Exercise directions: Everything from the first line down to the line containing "-1.1, 0.3, -0.3, -1.9, -1.9, -0.8, 0.5, -1.1]" is to be retyped exactly, both ends included, with pictures left out.

Data excerpt:
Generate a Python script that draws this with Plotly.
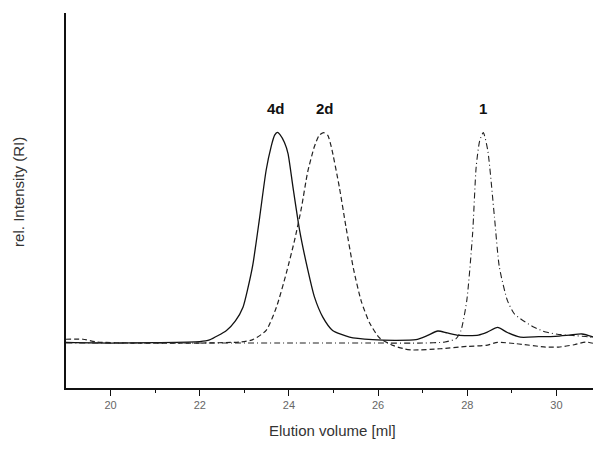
import plotly.graph_objects as go

# Elution volume (ml) and relative RI intensity
x_4d = [19.0, 20.0, 21.0, 22.0, 22.22, 22.6, 22.8, 22.97, 23.08, 23.19, 23.34, 23.49, 23.6, 23.68, 23.74, 23.8,
        23.9, 23.98, 24.09, 24.24, 24.42, 24.57, 24.76, 24.98, 25.36, 25.88, 26.4, 26.85, 27.1, 27.34, 27.55,
        27.82, 28.25, 28.45, 28.68, 28.9, 29.19, 29.6, 29.97, 30.3, 30.57, 30.8, 31.0]
y_4d = [0.3, 0.0, 0.2, 0.7, 1.5, 6.0, 10.5, 17.0, 26.0, 37.0, 59.0, 82.0, 93.0, 98.5, 99.8, 98.8,
        95.0, 89.8, 74.0, 53.4, 35.0, 22.0, 12.3, 6.0, 2.8, 1.6, 1.3, 1.6, 3.5, 5.7, 4.8,
        3.6, 3.8, 5.2, 7.4, 5.0, 2.8, 3.0, 3.2, 3.8, 4.3, 3.0, 1.2]

x_2d = [19.0, 19.38, 19.7, 20.5, 22.0, 22.9, 23.19, 23.49, 23.72, 23.94, 24.13, 24.28, 24.42, 24.57, 24.68,
        24.78, 24.87, 24.95, 25.13, 25.28, 25.45, 25.62, 25.81, 26.03, 26.33, 26.6, 26.79, 27.39, 27.99,
        28.42, 28.68, 29.1, 29.76, 30.05, 30.4, 30.66, 31.0]
y_2d = [1.8, 1.8, 0.5, 0.0, 0.0, 0.5, 1.6, 6.0, 17.0, 33.0, 49.0, 64.0, 81.0, 93.0, 98.5,
        99.7, 98.5, 93.0, 74.0, 55.0, 35.0, 20.0, 9.5, 2.5, -1.1, -2.8, -3.3, -2.7, -1.6,
        -1.1, 0.3, -0.3, -1.9, -1.9, -0.8, 0.5, -1.1]

x_1 = [19.0, 20.0, 22.0, 24.0, 26.0, 27.0, 27.5, 27.75, 27.86, 27.99, 28.12, 28.2, 28.28, 28.36, 28.46, 28.61,
       28.72, 28.9, 29.05, 29.24, 29.5, 29.76, 30.1, 30.36, 30.7, 30.98]
y_1 = [0.0, 0.0, 0.0, 0.0, 0.0, 0.0, 0.5, 2.1, 6.0, 20.2, 51.8, 83.4, 96.0, 99.7, 91.3, 59.7,
       36.0, 20.2, 14.0, 10.8, 7.5, 5.2, 4.0, 3.6, 3.0, 2.1]

peak_labels = ["4d", "2d", "1"]
peak_pos = [23.72, 24.82, 28.36]

x_ticks = [20, 22, 24, 26, 28, 30]

FONT = "Liberation Sans, Arial"

fig = go.Figure()
fig.add_trace(go.Scatter(x=x_4d, y=y_4d, mode="lines",
                         line=dict(color="#111111", width=1.3, shape="spline", smoothing=0.6)))
fig.add_trace(go.Scatter(x=x_2d, y=y_2d, mode="lines",
                         line=dict(color="#222222", width=1.2, dash="5px,3px", shape="spline", smoothing=0.6)))
fig.add_trace(go.Scatter(x=x_1, y=y_1, mode="lines",
                         line=dict(color="#222222", width=1.1, dash="6px,3px,1px,3px", shape="spline", smoothing=0.6)))

for lab, px in zip(peak_labels, peak_pos):
    fig.add_annotation(x=px, y=111, text="<b>" + lab + "</b>", showarrow=False,
                       font=dict(family=FONT, size=15, color="#111111"),
                       xanchor="center", yanchor="middle")

# axis titles as annotations for exact placement
fig.add_annotation(xref="paper", yref="paper", x=0.499, y=0, yshift=-42,
                   text="Elution volume [ml]", showarrow=False,
                   font=dict(family=FONT, size=15, color="#333333"),
                   xanchor="center", yanchor="middle")
fig.add_annotation(xref="paper", yref="paper", x=0, xshift=-47, y=0.523,
                   text="rel. Intensity (RI)", showarrow=False, textangle=-90,
                   font=dict(family=FONT, size=15, color="#333333"),
                   xanchor="center", yanchor="middle")

# the page adds an 8px body margin, so the figure is sized to land the plot area where the reference has it
fig.update_layout(
    width=593, height=441,
    margin=dict(l=58, r=0, t=5, b=61),
    paper_bgcolor="white", plot_bgcolor="white",
    showlegend=False,
    xaxis=dict(range=[19, 31], tickvals=x_ticks, ticktext=[str(v) for v in x_ticks], automargin=False,
               showgrid=False, zeroline=False, showline=True, linecolor="#111111", linewidth=1.5,
               ticks="outside", ticklen=6, tickwidth=1.3, tickcolor="#111111",
               minor=dict(tickvals=[21, 23, 25, 27, 29], ticks="outside", ticklen=3, tickcolor="#111111"),
               tickfont=dict(family=FONT, size=11, color="#666666")),
    yaxis=dict(range=[-21.3, 156.4], showticklabels=False, showgrid=False, zeroline=False, automargin=False,
               showline=True, linecolor="#111111", linewidth=1.5, ticks=""),
)

fig.write_html("out.html")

Reply to the task:
Generate a Python script that draws this with Plotly.
import plotly.graph_objects as go

# Elution volume (ml) and relative RI intensity
x_4d = [19.0, 20.0, 21.0, 22.0, 22.22, 22.6, 22.8, 22.97, 23.08, 23.19, 23.34, 23.49, 23.6, 23.68, 23.74, 23.8,
        23.9, 23.98, 24.09, 24.24, 24.42, 24.57, 24.76, 24.98, 25.36, 25.88, 26.4, 26.85, 27.1, 27.34, 27.55,
        27.82, 28.25, 28.45, 28.68, 28.9, 29.19, 29.6, 29.97, 30.3, 30.57, 30.8, 31.0]
y_4d = [0.3, 0.0, 0.2, 0.7, 1.5, 6.0, 10.5, 17.0, 26.0, 37.0, 59.0, 82.0, 93.0, 98.5, 99.8, 98.8,
        95.0, 89.8, 74.0, 53.4, 35.0, 22.0, 12.3, 6.0, 2.8, 1.6, 1.3, 1.6, 3.5, 5.7, 4.8,
        3.6, 3.8, 5.2, 7.4, 5.0, 2.8, 3.0, 3.2, 3.8, 4.3, 3.0, 1.2]

x_2d = [19.0, 19.38, 19.7, 20.5, 22.0, 22.9, 23.19, 23.49, 23.72, 23.94, 24.13, 24.28, 24.42, 24.57, 24.68,
        24.78, 24.87, 24.95, 25.13, 25.28, 25.45, 25.62, 25.81, 26.03, 26.33, 26.6, 26.79, 27.39, 27.99,
        28.42, 28.68, 29.1, 29.76, 30.05, 30.4, 30.66, 31.0]
y_2d = [1.8, 1.8, 0.5, 0.0, 0.0, 0.5, 1.6, 6.0, 17.0, 33.0, 49.0, 64.0, 81.0, 93.0, 98.5,
        99.7, 98.5, 93.0, 74.0, 55.0, 35.0, 20.0, 9.5, 2.5, -1.1, -2.8, -3.3, -2.7, -1.6,
        -1.1, 0.3, -0.3, -1.9, -1.9, -0.8, 0.5, -1.1]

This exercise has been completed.